[BEGIN]

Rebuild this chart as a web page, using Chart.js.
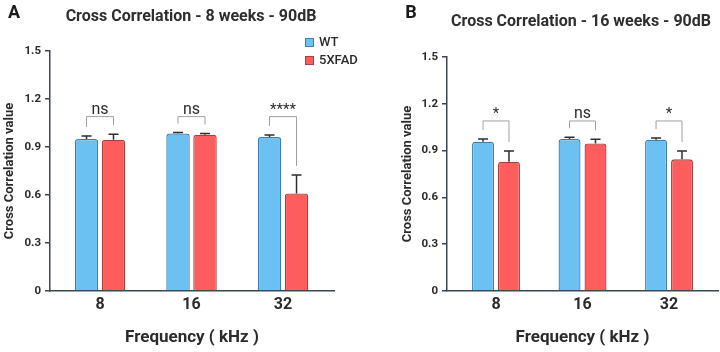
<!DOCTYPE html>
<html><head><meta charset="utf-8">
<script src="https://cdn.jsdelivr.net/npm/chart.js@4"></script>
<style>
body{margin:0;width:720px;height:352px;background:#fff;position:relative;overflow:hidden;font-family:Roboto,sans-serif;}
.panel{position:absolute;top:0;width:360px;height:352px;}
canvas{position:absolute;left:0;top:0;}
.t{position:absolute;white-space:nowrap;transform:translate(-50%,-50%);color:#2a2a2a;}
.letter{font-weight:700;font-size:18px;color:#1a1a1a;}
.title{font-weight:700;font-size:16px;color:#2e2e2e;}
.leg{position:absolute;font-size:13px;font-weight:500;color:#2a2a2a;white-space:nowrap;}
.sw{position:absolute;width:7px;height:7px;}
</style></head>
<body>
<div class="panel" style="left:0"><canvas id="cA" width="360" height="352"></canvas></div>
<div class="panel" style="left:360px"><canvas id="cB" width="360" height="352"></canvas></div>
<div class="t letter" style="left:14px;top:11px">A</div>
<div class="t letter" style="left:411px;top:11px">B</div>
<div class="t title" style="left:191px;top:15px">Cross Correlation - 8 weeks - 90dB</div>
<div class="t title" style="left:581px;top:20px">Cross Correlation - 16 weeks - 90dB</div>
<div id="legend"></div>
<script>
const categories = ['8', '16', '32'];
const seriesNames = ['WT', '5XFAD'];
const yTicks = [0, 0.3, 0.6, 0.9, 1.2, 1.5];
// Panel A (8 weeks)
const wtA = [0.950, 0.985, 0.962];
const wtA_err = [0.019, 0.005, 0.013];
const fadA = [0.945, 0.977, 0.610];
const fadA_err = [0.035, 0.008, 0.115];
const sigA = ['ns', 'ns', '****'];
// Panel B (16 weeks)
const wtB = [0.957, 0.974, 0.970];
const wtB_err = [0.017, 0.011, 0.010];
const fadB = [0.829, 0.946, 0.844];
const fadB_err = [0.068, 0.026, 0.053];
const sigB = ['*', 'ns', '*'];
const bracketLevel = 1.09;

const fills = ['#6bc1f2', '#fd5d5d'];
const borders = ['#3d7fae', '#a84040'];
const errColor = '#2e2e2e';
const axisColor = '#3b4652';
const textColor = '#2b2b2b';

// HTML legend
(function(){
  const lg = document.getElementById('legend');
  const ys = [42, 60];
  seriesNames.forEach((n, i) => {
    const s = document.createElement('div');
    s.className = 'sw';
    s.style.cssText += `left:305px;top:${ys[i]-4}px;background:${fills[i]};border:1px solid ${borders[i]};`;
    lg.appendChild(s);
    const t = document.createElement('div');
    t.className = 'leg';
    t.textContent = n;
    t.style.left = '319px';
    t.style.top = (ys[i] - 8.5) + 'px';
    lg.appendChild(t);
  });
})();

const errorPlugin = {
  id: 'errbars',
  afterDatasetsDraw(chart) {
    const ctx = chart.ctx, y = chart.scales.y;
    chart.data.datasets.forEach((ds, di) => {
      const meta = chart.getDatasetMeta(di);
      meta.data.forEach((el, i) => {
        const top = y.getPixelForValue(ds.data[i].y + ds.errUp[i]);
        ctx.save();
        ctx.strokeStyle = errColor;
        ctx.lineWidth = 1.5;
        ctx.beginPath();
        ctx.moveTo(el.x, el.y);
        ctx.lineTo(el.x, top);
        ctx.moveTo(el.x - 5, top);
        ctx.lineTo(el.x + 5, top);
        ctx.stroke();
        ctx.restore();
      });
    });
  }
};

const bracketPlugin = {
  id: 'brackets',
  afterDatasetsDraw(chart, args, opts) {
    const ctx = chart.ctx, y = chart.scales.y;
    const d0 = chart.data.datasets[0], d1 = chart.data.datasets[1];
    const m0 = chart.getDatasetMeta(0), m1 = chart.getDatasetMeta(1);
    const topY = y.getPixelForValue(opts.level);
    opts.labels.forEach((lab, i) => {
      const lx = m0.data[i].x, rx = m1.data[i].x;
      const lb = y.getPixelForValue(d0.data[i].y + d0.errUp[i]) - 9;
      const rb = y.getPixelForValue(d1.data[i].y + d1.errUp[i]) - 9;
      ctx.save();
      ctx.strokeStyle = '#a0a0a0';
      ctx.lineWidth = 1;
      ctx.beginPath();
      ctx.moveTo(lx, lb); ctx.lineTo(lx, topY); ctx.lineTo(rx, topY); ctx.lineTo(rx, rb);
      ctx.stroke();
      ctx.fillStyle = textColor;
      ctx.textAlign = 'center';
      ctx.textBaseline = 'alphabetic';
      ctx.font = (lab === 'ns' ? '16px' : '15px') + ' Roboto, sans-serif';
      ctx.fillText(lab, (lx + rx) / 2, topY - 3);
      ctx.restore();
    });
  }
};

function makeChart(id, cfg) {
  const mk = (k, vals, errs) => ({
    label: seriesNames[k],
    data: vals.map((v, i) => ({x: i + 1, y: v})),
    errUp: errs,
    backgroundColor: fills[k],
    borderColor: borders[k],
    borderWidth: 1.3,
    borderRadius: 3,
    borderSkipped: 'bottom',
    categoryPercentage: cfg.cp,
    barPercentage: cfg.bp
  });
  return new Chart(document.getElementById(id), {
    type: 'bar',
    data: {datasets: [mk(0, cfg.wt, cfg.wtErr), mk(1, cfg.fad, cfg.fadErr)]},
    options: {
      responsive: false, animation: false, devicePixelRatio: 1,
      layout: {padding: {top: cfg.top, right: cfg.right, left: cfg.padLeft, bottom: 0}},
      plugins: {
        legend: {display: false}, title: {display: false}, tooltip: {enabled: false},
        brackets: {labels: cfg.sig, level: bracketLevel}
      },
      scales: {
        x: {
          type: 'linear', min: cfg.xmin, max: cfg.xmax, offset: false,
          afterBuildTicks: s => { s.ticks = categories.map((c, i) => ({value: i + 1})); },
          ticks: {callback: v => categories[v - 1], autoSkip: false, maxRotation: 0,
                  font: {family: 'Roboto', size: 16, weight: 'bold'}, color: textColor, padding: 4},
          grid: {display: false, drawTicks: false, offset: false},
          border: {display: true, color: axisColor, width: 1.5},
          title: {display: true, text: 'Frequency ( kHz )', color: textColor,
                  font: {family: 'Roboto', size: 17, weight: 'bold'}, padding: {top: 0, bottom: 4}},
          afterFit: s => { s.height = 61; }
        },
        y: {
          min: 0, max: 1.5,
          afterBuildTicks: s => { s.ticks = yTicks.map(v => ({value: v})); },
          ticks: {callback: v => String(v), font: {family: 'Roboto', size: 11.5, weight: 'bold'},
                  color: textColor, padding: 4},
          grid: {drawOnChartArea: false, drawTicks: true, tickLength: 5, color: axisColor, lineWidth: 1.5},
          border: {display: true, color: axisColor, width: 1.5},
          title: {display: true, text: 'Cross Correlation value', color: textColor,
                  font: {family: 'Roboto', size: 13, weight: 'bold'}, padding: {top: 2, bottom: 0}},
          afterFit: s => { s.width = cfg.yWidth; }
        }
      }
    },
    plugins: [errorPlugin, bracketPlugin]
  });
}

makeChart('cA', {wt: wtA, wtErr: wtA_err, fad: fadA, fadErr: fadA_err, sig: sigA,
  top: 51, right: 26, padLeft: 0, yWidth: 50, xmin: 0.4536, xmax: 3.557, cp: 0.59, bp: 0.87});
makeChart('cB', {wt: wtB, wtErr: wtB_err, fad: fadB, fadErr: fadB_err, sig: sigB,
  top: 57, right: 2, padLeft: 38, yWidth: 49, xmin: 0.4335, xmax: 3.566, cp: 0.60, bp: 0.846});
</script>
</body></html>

[END]

**Exercise instructions:** Everything from the top line of the data down to and including the line with "const bracketLevel = 1.09;" is to be copied, except the pictures.

**Finished exercise:**
Rebuild this chart as a web page, using Chart.js.
<!DOCTYPE html>
<html><head><meta charset="utf-8">
<script src="https://cdn.jsdelivr.net/npm/chart.js@4"></script>
<style>
body{margin:0;width:720px;height:352px;background:#fff;position:relative;overflow:hidden;font-family:Roboto,sans-serif;}
.panel{position:absolute;top:0;width:360px;height:352px;}
canvas{position:absolute;left:0;top:0;}
.t{position:absolute;white-space:nowrap;transform:translate(-50%,-50%);color:#2a2a2a;}
.letter{font-weight:700;font-size:18px;color:#1a1a1a;}
.title{font-weight:700;font-size:16px;color:#2e2e2e;}
.leg{position:absolute;font-size:13px;font-weight:500;color:#2a2a2a;white-space:nowrap;}
.sw{position:absolute;width:7px;height:7px;}
</style></head>
<body>
<div class="panel" style="left:0"><canvas id="cA" width="360" height="352"></canvas></div>
<div class="panel" style="left:360px"><canvas id="cB" width="360" height="352"></canvas></div>
<div class="t letter" style="left:14px;top:11px">A</div>
<div class="t letter" style="left:411px;top:11px">B</div>
<div class="t title" style="left:191px;top:15px">Cross Correlation - 8 weeks - 90dB</div>
<div class="t title" style="left:581px;top:20px">Cross Correlation - 16 weeks - 90dB</div>
<div id="legend"></div>
<script>
const categories = ['8', '16', '32'];
const seriesNames = ['WT', '5XFAD'];
const yTicks = [0, 0.3, 0.6, 0.9, 1.2, 1.5];
// Panel A (8 weeks)
const wtA = [0.950, 0.985, 0.962];
const wtA_err = [0.019, 0.005, 0.013];
const fadA = [0.945, 0.977, 0.610];
const fadA_err = [0.035, 0.008, 0.115];
const sigA = ['ns', 'ns', '****'];
// Panel B (16 weeks)
const wtB = [0.957, 0.974, 0.970];
const wtB_err = [0.017, 0.011, 0.010];
const fadB = [0.829, 0.946, 0.844];
const fadB_err = [0.068, 0.026, 0.053];
const sigB = ['*', 'ns', '*'];
const bracketLevel = 1.09;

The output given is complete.